Busloads of church-goers and topless bar employees -- from dancers to cooks -- are expected to jam the 13th floor auditorium to discuss quality of life and economic implications of the restrictions. The biggest issue: Should the council ban liquor in the city's 33 clubs and require that dancers wear opaque pasties?
The newly seated council, which took office in January, backed off those provisions, but kept recommendations that dancers perform on 18-inch tall stages, require employees to need a special license and outlaw VIP rooms.
Attorney Richard Mack, a member of Perfecting Church, said he wants the council to put back the rest of the recommendations of Scott Bergthhold, a Tennessee attorney hired by the council for $75,000. Bergthhold has worked nationally to shut down strip clubs.
"It's important for them to hear from the community who is going to be impacted by these changes, and maybe that will change their line of thinking," Mack said. "Detroiters are just fed up. People are saying this should not be a matter of fact that Detroit is like this."
The last time the council discussed the issue, in December, about 200 people protested, including several dancers who took their babies to the hearing. The clubs say they generate $209 million into the city annually.
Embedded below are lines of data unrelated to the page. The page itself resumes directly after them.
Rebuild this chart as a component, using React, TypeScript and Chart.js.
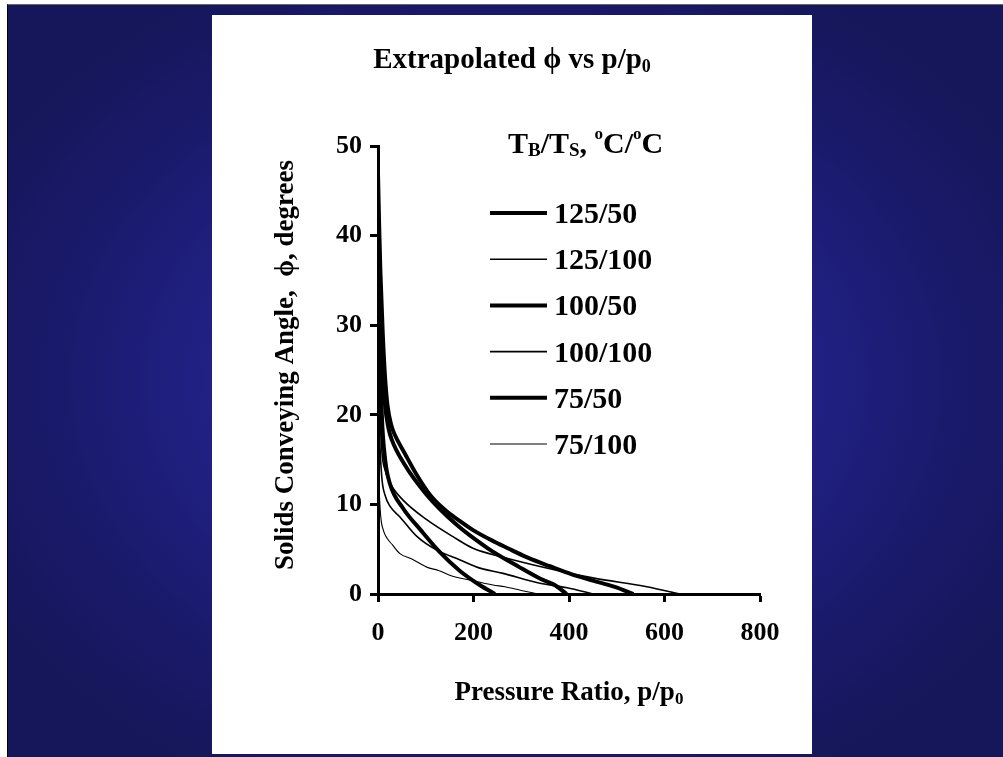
import React, { useEffect, useRef } from "react";
import { Chart, registerables } from "chart.js";

Chart.register(...registerables);

const FAMILY = "'Liberation Serif', 'Times New Roman', Times, serif";

// ---- data ----
const seriesLabels = ["125/50", "125/100", "100/50", "100/100", "75/50", "75/100"];
const seriesWidths = [4, 1.6, 4, 1.6, 4, 1.1];

const x125_50 = [0, 2, 5, 10, 15, 20, 28, 35, 57, 80, 110, 140, 170, 200, 245, 280, 316, 360, 406, 450, 496, 535];
const y125_50 = [47, 42, 36, 29, 24, 21, 18.8, 17.8, 15.6, 13.4, 11, 9.4, 8.2, 7.1, 5.8, 4.9, 4.0, 3.1, 2.2, 1.5, 0.8, 0];

const x125_100 = [0, 3, 8, 15, 25, 52, 102, 157, 199, 262, 353, 450, 563, 632];
const y125_100 = [30, 22, 16, 13.8, 12.4, 10.5, 8.3, 6.4, 5.1, 4.1, 2.9, 1.8, 0.8, 0];

const x100_50 = [0, 3, 8, 15, 22, 29, 55, 100, 163, 230, 296, 340, 370, 395];
const y100_50 = [44, 36, 27, 21, 18.5, 17.2, 14.5, 11.2, 7.8, 5.1, 3.0, 1.7, 1.0, 0];

const x100_100 = [0, 3, 8, 15, 25, 46, 82, 123, 172, 207, 262, 339, 396, 450];
const y100_100 = [25, 18, 13, 11, 9.8, 8.6, 6.4, 4.9, 3.8, 3.0, 2.3, 1.2, 0.7, 0];

const x75_50 = [0, 3, 8, 15, 25, 52, 90, 129, 171, 213, 245];
const y75_50 = [40, 30, 20, 15, 12.3, 9.6, 7.1, 4.7, 2.6, 1.0, 0];

const x75_100 = [0, 1, 3, 6, 12, 18, 30, 46, 71, 102, 128, 150, 197, 241, 266, 300, 335];
const y75_100 = [18, 14, 11, 8.5, 7, 6.3, 5.5, 4.5, 3.9, 3.0, 2.6, 2.1, 1.5, 1.0, 0.8, 0.4, 0];

const seriesX = [x125_50, x125_100, x100_50, x100_100, x75_50, x75_100];
const seriesY = [y125_50, y125_100, y100_50, y100_100, y75_50, y75_100];

const xMin = 0, xMax = 800, xStep = 200;
const yMin = 0, yMax = 50, yStep = 10;

type Seg = { t: string; size: number; dy?: number };

function drawSegs(ctx: CanvasRenderingContext2D, segs: Seg[], x: number, y: number, align: "left" | "center") {
  ctx.textAlign = "left";
  ctx.textBaseline = "alphabetic";
  const widths = segs.map((s) => {
    ctx.font = `bold ${s.size}px ${FAMILY}`;
    return ctx.measureText(s.t).width;
  });
  const total = widths.reduce((a, b) => a + b, 0);
  let cx = align === "center" ? x - total / 2 : x;
  segs.forEach((s, i) => {
    ctx.font = `bold ${s.size}px ${FAMILY}`;
    ctx.fillText(s.t, cx, y + (s.dy || 0));
    cx += widths[i];
  });
}

const textPlugin = {
  id: "texts",
  afterDraw(chart: any) {
    const ctx: CanvasRenderingContext2D = chart.ctx;
    const area = chart.chartArea;
    ctx.save();
    ctx.fillStyle = "#000";
    // main title
    drawSegs(ctx, [
      { t: "Extrapolated ", size: 29 },
      { t: "\u03D5", size: 29 },
      { t: " vs p/p", size: 29 },
      { t: "0", size: 18, dy: 4 },
    ], chart.width / 2, 53, "center");
    // x axis title
    drawSegs(ctx, [
      { t: "Pressure Ratio, p/p", size: 27 },
      { t: "0", size: 17, dy: 4 },
    ], (area.left + area.right) / 2, 685, "center");
    // y axis title
    ctx.save();
    ctx.translate(81, 350);
    ctx.rotate(-Math.PI / 2);
    drawSegs(ctx, [{ t: "Solids Conveying Angle,  \u03D5, degrees", size: 27 }], 0, 0, "center");
    ctx.restore();
    // legend title
    drawSegs(ctx, [
      { t: "T", size: 30 },
      { t: "B", size: 19, dy: 3 },
      { t: "/T", size: 30 },
      { t: "S", size: 19, dy: 3 },
      { t: ", ", size: 30 },
      { t: "o", size: 17, dy: -14 },
      { t: "C/", size: 30 },
      { t: "o", size: 17, dy: -14 },
      { t: "C", size: 30 },
    ], 296, 138, "left");
    // legend entries
    chart.data.datasets.forEach((ds: any, i: number) => {
      const yy = 198 + i * 46.2;
      ctx.beginPath();
      ctx.lineWidth = ds.borderWidth;
      ctx.strokeStyle = "#000";
      ctx.moveTo(278, yy);
      ctx.lineTo(335, yy);
      ctx.stroke();
      drawSegs(ctx, [{ t: ds.label, size: 30 }], 342, yy + 10, "left");
    });
    ctx.restore();
  },
};

export default function App() {
  const ref = useRef<HTMLCanvasElement | null>(null);

  useEffect(() => {
    if (!ref.current) return;
    const datasets = seriesLabels.map((label, i) => ({
      label,
      data: seriesX[i].map((x, j) => ({ x, y: seriesY[i][j] })),
      borderColor: "#000",
      backgroundColor: "#000",
      borderWidth: seriesWidths[i],
      pointRadius: 0,
      cubicInterpolationMode: "monotone" as const,
      fill: false,
    }));
    const chart = new Chart(ref.current, {
      type: "line",
      data: { datasets },
      options: {
        responsive: false,
        animation: false,
        layout: { padding: { top: 131, right: 52, bottom: 0, left: 0 } },
        plugins: { legend: { display: false }, title: { display: false }, tooltip: { enabled: false } },
        scales: {
          x: {
            type: "linear",
            min: xMin,
            max: xMax,
            ticks: { stepSize: xStep, color: "#000", font: { family: FAMILY, size: 26, weight: "bold" }, padding: 16 },
            grid: { drawOnChartArea: false, drawTicks: true, tickLength: 8, tickWidth: 3, tickColor: "#000", color: "#000" },
            border: { display: true, width: 3, color: "#000" },
            afterFit: (s: any) => { s.height = 160; },
          },
          y: {
            min: yMin,
            max: yMax,
            ticks: { stepSize: yStep, color: "#000", font: { family: FAMILY, size: 26, weight: "bold" }, padding: 8 },
            grid: { drawOnChartArea: false, drawTicks: true, tickLength: 8, tickWidth: 3, tickColor: "#000", color: "#000" },
            border: { display: true, width: 3, color: "#000" },
            afterFit: (s: any) => { s.width = 166; },
          },
        },
      },
      plugins: [textPlugin],
    });
    return () => chart.destroy();
  }, []);

  return (
    <div style={{ position: "absolute", left: 0, top: 0, width: 1003, height: 757, background: "#fff", overflow: "hidden" }}>
      <div
        style={{
          position: "absolute",
          left: 7,
          top: 4,
          width: 996,
          height: 753,
          boxSizing: "border-box",
          borderTop: "1px solid #666",
          borderLeft: "1px solid #000",
          background: "radial-gradient(ellipse 60% 60% at 50% 50%, #2a2a9c 0%, #22228a 45%, #1a1a6c 75%, #16165a 100%)",
        }}
      />
      <div style={{ position: "absolute", left: 212, top: 15, width: 600, height: 739, background: "#fff" }}>
        <canvas ref={ref} width={600} height={739} style={{ display: "block" }} />
      </div>
    </div>
  );
}
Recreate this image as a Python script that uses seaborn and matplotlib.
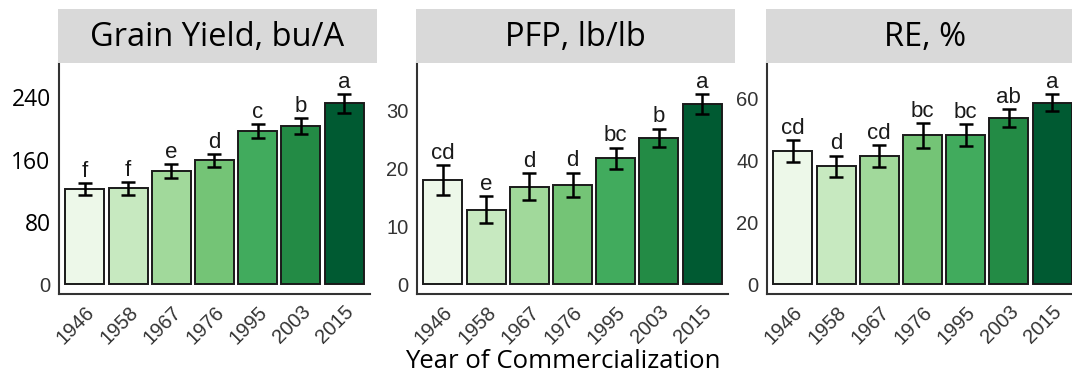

The provisions also would bar people who have sexual or drug-related criminal convictions from getting licenses to work in the clubs; require that clubs be at least 1,000 feet from another facility, house, park, school or church; and force a shutdown of up to a year if a club is deemed a public nuisance."We're going to do our best to live with the additional restrictions," said Larry Kaplan, executive director of ACE of Michigan, the state association of clubs. "What we're hoping for and excited about is this council will hold its own against all of this intense pressure and make a decision on what's best for Detroit."
The controversy has brewed since 2007, when a federal judge struck down Detroit ordinances on club locations and ordered them rewritten.